# Goal
Beginning with the first line, set down every line through the one containing "from matplotlib.legend_handler import", exactly as it appears, but not the pictures.

# Information provided
--------------------------------

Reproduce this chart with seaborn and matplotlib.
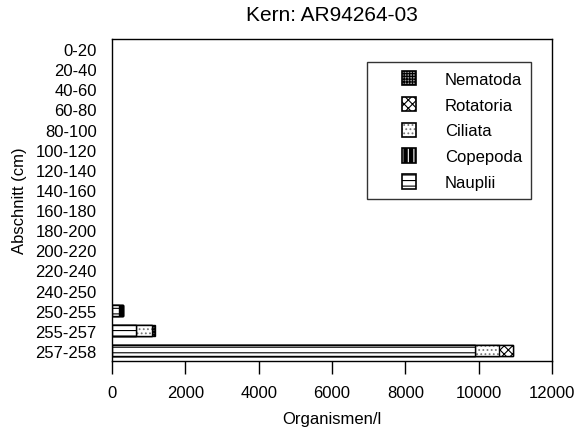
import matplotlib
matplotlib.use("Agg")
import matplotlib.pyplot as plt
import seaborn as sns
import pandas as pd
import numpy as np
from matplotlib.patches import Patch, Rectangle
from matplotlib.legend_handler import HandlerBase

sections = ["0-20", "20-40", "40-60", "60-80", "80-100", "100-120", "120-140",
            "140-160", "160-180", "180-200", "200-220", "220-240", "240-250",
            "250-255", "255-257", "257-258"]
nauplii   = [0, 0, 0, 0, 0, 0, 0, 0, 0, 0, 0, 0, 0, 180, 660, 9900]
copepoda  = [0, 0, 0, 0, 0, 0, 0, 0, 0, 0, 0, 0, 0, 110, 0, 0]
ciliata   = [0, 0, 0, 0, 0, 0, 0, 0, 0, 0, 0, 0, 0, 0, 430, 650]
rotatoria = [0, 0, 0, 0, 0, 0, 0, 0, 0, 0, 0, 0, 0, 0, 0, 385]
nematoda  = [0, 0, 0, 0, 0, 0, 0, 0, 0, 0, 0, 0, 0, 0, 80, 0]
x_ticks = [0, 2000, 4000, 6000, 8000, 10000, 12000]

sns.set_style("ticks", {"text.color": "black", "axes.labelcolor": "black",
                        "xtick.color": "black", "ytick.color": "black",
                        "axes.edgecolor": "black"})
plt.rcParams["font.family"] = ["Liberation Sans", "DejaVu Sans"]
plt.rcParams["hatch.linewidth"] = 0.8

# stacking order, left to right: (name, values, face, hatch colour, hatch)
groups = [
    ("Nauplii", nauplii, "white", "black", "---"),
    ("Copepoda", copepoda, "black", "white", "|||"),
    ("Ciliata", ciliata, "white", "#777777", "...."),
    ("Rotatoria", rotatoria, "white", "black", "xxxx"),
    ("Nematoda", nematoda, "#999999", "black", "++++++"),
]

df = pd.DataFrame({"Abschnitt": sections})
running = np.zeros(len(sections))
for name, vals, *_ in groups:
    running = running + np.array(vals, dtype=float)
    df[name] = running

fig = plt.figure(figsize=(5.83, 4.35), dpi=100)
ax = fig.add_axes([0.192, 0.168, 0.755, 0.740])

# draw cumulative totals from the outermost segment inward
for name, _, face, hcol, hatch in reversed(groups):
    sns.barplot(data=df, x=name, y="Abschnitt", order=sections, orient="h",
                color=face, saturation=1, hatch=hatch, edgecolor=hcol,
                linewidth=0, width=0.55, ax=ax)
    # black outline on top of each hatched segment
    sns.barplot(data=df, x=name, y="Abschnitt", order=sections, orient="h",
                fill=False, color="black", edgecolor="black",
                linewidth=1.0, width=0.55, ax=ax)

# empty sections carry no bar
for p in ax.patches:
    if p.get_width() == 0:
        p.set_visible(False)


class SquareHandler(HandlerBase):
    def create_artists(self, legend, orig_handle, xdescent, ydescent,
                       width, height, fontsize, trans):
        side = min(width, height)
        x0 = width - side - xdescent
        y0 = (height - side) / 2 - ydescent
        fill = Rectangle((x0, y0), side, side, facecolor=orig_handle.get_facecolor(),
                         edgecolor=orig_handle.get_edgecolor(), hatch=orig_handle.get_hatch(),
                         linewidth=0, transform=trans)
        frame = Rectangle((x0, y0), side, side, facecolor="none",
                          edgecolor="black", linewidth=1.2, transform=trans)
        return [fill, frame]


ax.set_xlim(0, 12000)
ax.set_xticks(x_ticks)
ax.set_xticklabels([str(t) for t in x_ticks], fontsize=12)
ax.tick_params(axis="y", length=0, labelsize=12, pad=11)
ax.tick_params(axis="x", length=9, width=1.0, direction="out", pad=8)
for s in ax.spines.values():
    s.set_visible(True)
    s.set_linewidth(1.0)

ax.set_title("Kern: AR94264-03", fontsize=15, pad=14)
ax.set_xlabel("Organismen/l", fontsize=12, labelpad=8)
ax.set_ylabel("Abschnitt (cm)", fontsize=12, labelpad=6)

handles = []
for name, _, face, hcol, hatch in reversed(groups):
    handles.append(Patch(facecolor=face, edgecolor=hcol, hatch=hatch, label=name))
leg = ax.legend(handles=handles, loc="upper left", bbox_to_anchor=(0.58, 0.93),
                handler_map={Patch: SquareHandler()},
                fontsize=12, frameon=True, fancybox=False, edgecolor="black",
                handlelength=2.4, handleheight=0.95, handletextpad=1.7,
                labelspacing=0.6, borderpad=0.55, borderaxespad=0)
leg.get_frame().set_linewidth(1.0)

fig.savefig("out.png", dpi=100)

--------------------------------

# Correct output
Reproduce this chart with seaborn and matplotlib.
import matplotlib
matplotlib.use("Agg")
import matplotlib.pyplot as plt
import seaborn as sns
import pandas as pd
import numpy as np
from matplotlib.patches import Patch, Rectangle
from matplotlib.legend_handler import HandlerBase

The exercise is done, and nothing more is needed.